- Theatrical release poster
- Directed by: Éric Toledano Olivier Nakache
- Screenplay by: Éric Toledano; Olivier Nakache;
- Based on: Samba pour la France by Delphine Coulin
- Produced by: Nicolas Duval-Adassovsky; Yann Zenou; Laurent Zeitoun;
- Starring: Omar Sy; Charlotte Gainsbourg; Tahar Rahim; Izïa Higelin; Isaka Sawadogo; Hélène Vincent; Liya Kebede; Youngar Fall;
- Cinematography: Stéphane Fontaine
- Edited by: Dorian Rigal-Ansous
- Music by: Ludovico Einaudi
- Production companies: Quad Films; Ten Films; Gaumont; TF1 Films Production; Korokoro;
- Distributed by: Gaumont
- Release dates: 7 September 2014 (TIFF); 15 October 2014 (France);
- Running time: 119 minutes
- Country: France
- Languages: French; Arabic; English; Portuguese; Russian; Serbian;
- Budget: €15.4 million ($16.8 million)
- Box office: $39.2 million

= Samba (2014 film) =

2014 film by Éric Toledano and Olivier Nakache

Samba is a 2014 French comedy-drama film co-written and directed by Éric Toledano and Olivier Nakache.

The film premiered at the Toronto International Film Festival on 7 September 2014. It was released theatrically in France on 15 October 2014, and received a limited theatrical release in the United States on 24 July 2015.

==Premise==
Samba Cissé, a migrant from Senegal to France, works as a dish washer in a hotel. After a bureaucratic slip-up lands him in detention, he is ordered to leave France. With the help of a businesswoman, he fights to stay in France.

==Cast==
- Omar Sy as Samba Cissé
- Charlotte Gainsbourg as Alice
- Tahar Rahim as Wilson
- Izïa Higelin as Manu
- Hélène Vincent as Marcelle
- Liya Kebede as Magali
- Clotilde Mollet as Josiane
- Isaka Sawadogo as Jonas
- Jacqueline Jehanneuf as Maggy
- Youngar Fall as Lamouna
- Christiane Millet as Madeleine
- Sabine Pakora as Gracieuse
- Olivier Nakache as the poney club host
- Éric Toledano as the bartender

==Reception==
On the review aggregator website Rotten Tomatoes, the film holds an approval rating of 61% based on 67 reviews, with an average score of 5.9/10. The website's critics consensus reads, "Samba isn't the finest effort from directors Olivier Nakache and Eric Toledano, but the film's shortcomings are partly balanced by its big heart and talented cast." On Metacritic, which assigns a normalised rating out of 100 based on reviews from mainstream critics, the film has a score of 53, based on 22 reviews, indicating "mixed or average" reviews.
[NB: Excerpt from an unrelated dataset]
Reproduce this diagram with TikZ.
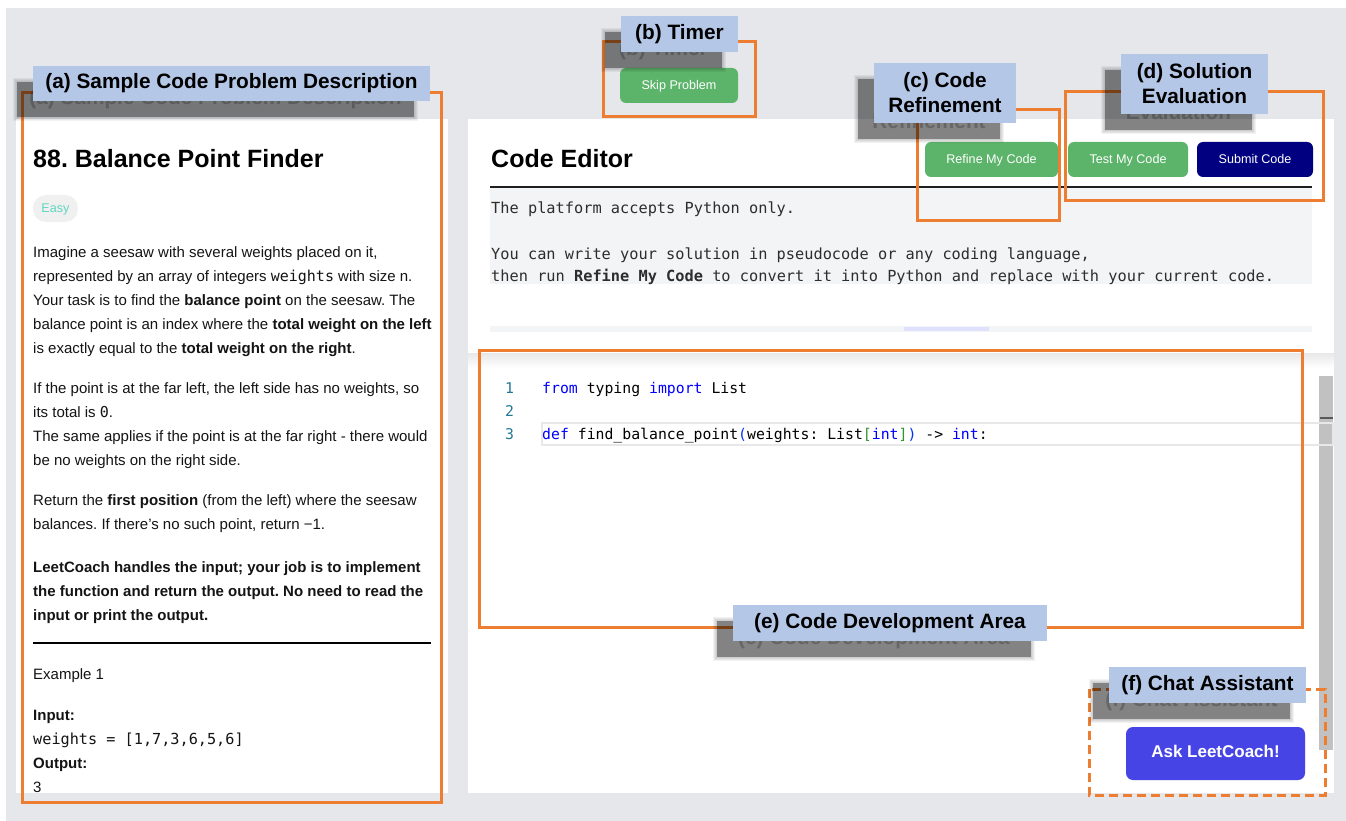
\documentclass[tikz,border=0pt]{standalone}
\usepackage{fontspec}
\setmainfont{Liberation Sans}
\setmonofont{DejaVu Sans Mono}
\usetikzlibrary{calc}
\frenchspacing

\definecolor{pagebg}{RGB}{229,231,235}
\definecolor{hiorange}{RGB}{237,125,49}
\definecolor{tagblue}{RGB}{180,199,231}
\definecolor{btngreen}{RGB}{92,180,106}
\definecolor{btnnavy}{RGB}{0,0,128}
\definecolor{btnindigo}{RGB}{70,68,229}
\definecolor{notegray}{RGB}{243,244,246}
\definecolor{easybg}{RGB}{240,240,240}
\definecolor{easyfg}{RGB}{94,214,192}
\definecolor{kwblue}{RGB}{0,0,255}
\definecolor{parenblue}{RGB}{4,49,250}
\definecolor{brgreen}{RGB}{49,147,49}
\definecolor{lnteal}{RGB}{35,120,147}
\definecolor{scrollgray}{RGB}{193,193,193}
\definecolor{notetext}{RGB}{45,45,45}

\tikzset{
  tagtext/.style={font=\fontsize{20.8}{25}\selectfont\bfseries, align=center, inner sep=0pt},
  hibox/.style={draw=hiorange, line width=3pt},
  btn/.style={rounded corners=6pt, text=white, inner sep=0pt,
    text height=0.72em, text depth=0pt,
    font=\fontsize{12.6}{15}\selectfont},
  body/.style={anchor=base west, inner sep=0pt, font=\fontsize{15}{18}\selectfont, text=black!92},
  note/.style={anchor=base west, inner sep=0pt, font=\ttfamily\fontsize{15.3}{18}\selectfont, text=notetext},
  codeln/.style={anchor=base west, inner sep=0pt, font=\ttfamily\fontsize{14.8}{18}\selectfont},
  lineno/.style={anchor=base west, inner sep=0pt, font=\ttfamily\fontsize{14.8}{18}\selectfont, text=lnteal}
}

% callout tag with a soft drop shadow: name, x1, y1, x2, y2, text
\newcommand\callouttag[6]{%
  \foreach \g in {4,3,2,1}{\fill[black,opacity=0.05] (#2-16-\g,#3+16-\g) rectangle (#4-16+\g,#5+16+\g);}
  \fill[black,opacity=0.36] (#2-16,#3+16) rectangle (#4-16,#5+16);
  \node[tagtext, text opacity=0.22] (#1ghost) at ({(#2+#4)/2-16},{(#3+#5)/2+16}) {#6};
  \fill[tagblue] (#2,#3) rectangle (#4,#5);
  \node[tagtext] (#1) at ({(#2+#4)/2},{(#3+#5)/2}) {#6};
}

\begin{document}
\begin{tikzpicture}[x=1pt,y=-1pt]
\useasboundingbox (0,0) rectangle (1346,821);
\fill[white] (0,0) rectangle (1346,821);
\fill[pagebg] (6,8) rectangle (1346,821);

% panels
\fill[white] (16,119) rectangle (448,793);
\fill[white] (468,119) rectangle (1334,793);
\shade[top color=black!9, bottom color=white] (468,353) rectangle (1334,368);

% ---------- problem description ----------
\node[anchor=base west, inner sep=0pt, font=\fontsize{25}{30}\selectfont\bfseries] (title) at (33,168) {88. Balance Point Finder};
\fill[easybg, rounded corners=13pt] (33,195) rectangle (78,222);
\node[inner sep=0pt, text=easyfg, text height=0.72em, text depth=0pt, font=\fontsize{12.6}{15}\selectfont] (easy) at (55.5,209) {Easy};

\node[body] (p1) at (33,257) {Imagine a seesaw with several weights placed on it,};
\node[body] (p2) at (33,281) {represented by an array of integers \texttt{weights} with size n.};
\node[body] (p3) at (33,305) {Your task is to find the \textbf{balance point} on the seesaw. The};
\node[body] (p4) at (33,329) {balance point is an index where the \textbf{total weight on the left}};
\node[body] (p5) at (33,353) {is exactly equal to the \textbf{total weight on the right}.};
\node[body] (p6) at (33,393) {If the point is at the far left, the left side has no weights, so};
\node[body] (p7) at (33,417) {its total is \texttt{0}.};
\node[body] (p8) at (33,441) {The same applies if the point is at the far right - there would};
\node[body] (p9) at (33,465) {be no weights on the right side.};
\node[body] (p10) at (33,505) {Return the \textbf{first position} (from the left) where the seesaw};
\node[body] (p11) at (33,529) {balances. If there's no such point, return −1.};
\node[body, font=\fontsize{15}{18}\selectfont\bfseries] (p12) at (33,572) {LeetCoach handles the input; your job is to implement};
\node[body, font=\fontsize{15}{18}\selectfont\bfseries] (p13) at (33,596) {the function and return the output. No need to read the};
\node[body, font=\fontsize{15}{18}\selectfont\bfseries] (p14) at (33,620) {input or print the output.};
\draw[black, line width=1.3pt] (33,643) -- (431,643);
\node[body] (ex) at (33,679) {Example 1};
\node[body, font=\fontsize{15}{18}\selectfont\bfseries] (inlbl) at (33,720) {Input:};
\node[body, font=\ttfamily\fontsize{15.2}{18}\selectfont] (inval) at (33,744) {weights = [1,7,3,6,5,6]};
\node[body, font=\fontsize{15}{18}\selectfont\bfseries] (outlbl) at (33,768) {Output:};
\node[body] (outval) at (33,792) {3};

% ---------- code editor header ----------
\node[anchor=base west, inner sep=0pt, font=\fontsize{25}{30}\selectfont\bfseries] (edtitle) at (491,168) {Code Editor};
\fill[notegray] (490,188) rectangle (1312,284);
\draw[black!88, line width=2pt] (490,187) -- (1312,187);
\node[note] (n1) at (491,214) {The platform accepts Python only.};
\node[note] (n2) at (491,259) {You can write your solution in pseudocode or any coding language,};
\node[note] (n3) at (491,281.5) {then run \textbf{Refine My Code} to convert it into Python and replace with your current code.};
\fill[notegray] (490,326) rectangle (1312,332);
\fill[blue!12] (904,327) rectangle (989,331);

% buttons
\node[btn, fill=btngreen, minimum width=118pt, minimum height=35pt] (skip) at (679,85.5) {Skip Problem};
\node[btn, fill=btngreen, minimum width=133pt, minimum height=35pt] (refine) at (991.5,159.5) {Refine My Code};
\node[btn, fill=btngreen, minimum width=120pt, minimum height=35pt] (test) at (1128,159.5) {Test My Code};
\node[btn, fill=btnnavy, minimum width=116pt, minimum height=35pt] (submit) at (1255,159.5) {Submit Code};

% ---------- code development area ----------
\fill[scrollgray] (1319,376) rectangle (1333,750);
\fill[black!65] (1320,417) rectangle (1333,419);
\draw[black!9, line width=1.5pt] (542,423) rectangle (1333,445);
\node[lineno] (l1) at (505,393) {1};
\node[lineno] (l2) at (505,416) {2};
\node[lineno] (l3) at (505,439.5) {3};
\node[codeln] (c1) at (542,393) {\textcolor{kwblue}{from} typing \textcolor{kwblue}{import} List};
\node[codeln] (c3) at (542,439.5) {\textcolor{kwblue}{def} find\_balance\_point\textcolor{parenblue}{(}weights: List\textcolor{brgreen}{[}\textcolor{kwblue}{int}\textcolor{brgreen}{]}\textcolor{parenblue}{)} -> \textcolor{kwblue}{int}:};

\node[btn, fill=btnindigo, rounded corners=7pt, minimum width=179pt, minimum height=53pt,
  font=\fontsize{17}{20}\selectfont\bfseries] (ask) at (1215.5,753.5) {Ask LeetCoach!};

% ---------- highlight frames ----------
\draw[hibox] (22,93) rectangle (441,802);
\draw[hibox] (603,42) rectangle (755,117);
\draw[hibox] (917,110) rectangle (1059,220);
\draw[hibox] (1065,92) rectangle (1323,201);
\draw[hibox] (479,350) rectangle (1302,627);
\draw[hibox, dash pattern=on 9pt off 5pt] (1089,689) rectangle (1325,795);

% ---------- callout tags ----------
\callouttag{taga}{33}{66}{430}{101}{(a) Sample Code Problem Description}
\callouttag{tagb}{621}{16}{738}{52}{(b) Timer}
\callouttag{tagc}{874}{63}{1016}{123}{(c) Code\\Refinement}
\callouttag{tagd}{1121}{54}{1268}{114}{(d) Solution\\Evaluation}
\callouttag{tage}{733}{605}{1047}{641}{(e) Code Development Area}
\callouttag{tagf}{1109}{667}{1306}{703}{(f) Chat Assistant}
\end{tikzpicture}
\end{document}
Audiences surveyed by CinemaScore gave the film an average grade of "B–" on an A+ to F scale.

Peter Debruge of Variety called the film "A highly polished, widely appealing big-budget French movie." He praised Sy's performance, writing, "If nothing else, the pic cements Sy's position as one of France's most magnetic screen personalities, even more compelling to watch in serious scenes than in the obligatory comedic bits."

However, Jordan Mintzer of The Hollywood Reporter criticized the film's plot: "The film's message is lost amid too many plot contrivances." He concluded that it is "another crowdpleasing social dramedy from the makers of Intouchables, though one that wears out its welcome without bringing its message home." Mark Adams from Screen Daily in his review said that it is a "well-meaning and occasionally joyous film that is ultimately too scattershot in its format and tone to really work".